A close look at the way May Billinghurst's disability was used by the WSPU, with her full and informed acquiescence, can tell us much about the movement's skill with spin. For although her appearance of physical frailty was accentuated by her wheelchair, the message she carried was essentially the same as those of other suffragette demonstrators: "Look at us. We are compromising both our delicate physiques and our ladylike demeanour for our cause. We are doing this because we have been left with no alternative." In committing acts which were socially unacceptable the suffragettes asked the public to recognise their desperation, their vulnerability.
(5) Henry Nevinson, Votes for Women (24th November 1911)
Going to Cannon Row between 9.30 and 10.00 I found arrested women being brought in there every few minutes. The numbers in that station alone had reached 180 by 9.50. Just at that time as I was returning to Whitehall I met Miss Billinghurst, that indomitable cripple, being carried shoulder high by four policemen in her little tricycle or wheel-cart that she propels with her arms. Amid immense cheering from the crowd she followed the rest into the police station.

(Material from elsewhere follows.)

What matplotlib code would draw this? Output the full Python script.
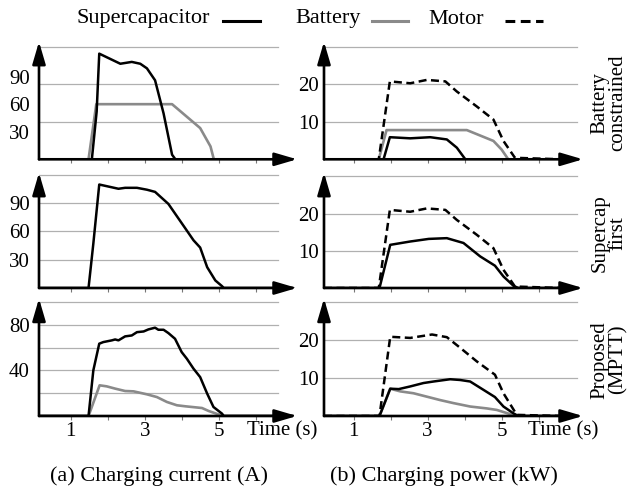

(6) Lilian Lenton, The Women's Bulletin (11th September 1953)
She (May Billinghurst) would set out in her chair with many little packages from which, when they were turned upside down, there flowed a dark brown sticky fluid, concealed under the rug which covered her legs. She went undeviatingly from one pillar box to another, sometimes alone, sometimes with another suffragette to do the actual job, dropping a package into each one.
(7) May Billinghurst, speech to the jury at the Old Bailey (10th January, 1913)
The government authorities may further maim my body by the torture of forcible feeding as they are torturing weak women in prison at the present time. They may even kill me in the process for I am not strong, but they cannot take away my freedom of spirit or my determination to fight this good fight to the end.
(8) May Billinghurst, account of being force-fed in Holloway Prison in January, 1913.
I just laid on my back and endured it all - on Sunday I was very weak and on Sunday night I tried to get out to the bell because my head was swimming round so I fell on the floor and fainted... My head was forced back and a tube jammed down my nose. It was the most awful torture. I groaned with pain and I coughed and gulped the tube up and would not let it pass down my throat. Then they tried the other nostril and they found that was smaller still and slightly deformed, l suppose from constant hay-fever. The new doctor said it was impossible to get the tube down that one so they jammed it down again through the other and I wondered if the pain was as bad as child-birth. I just had strength and will enough to vomit it up again and I could see tears in the wardresses' eyes.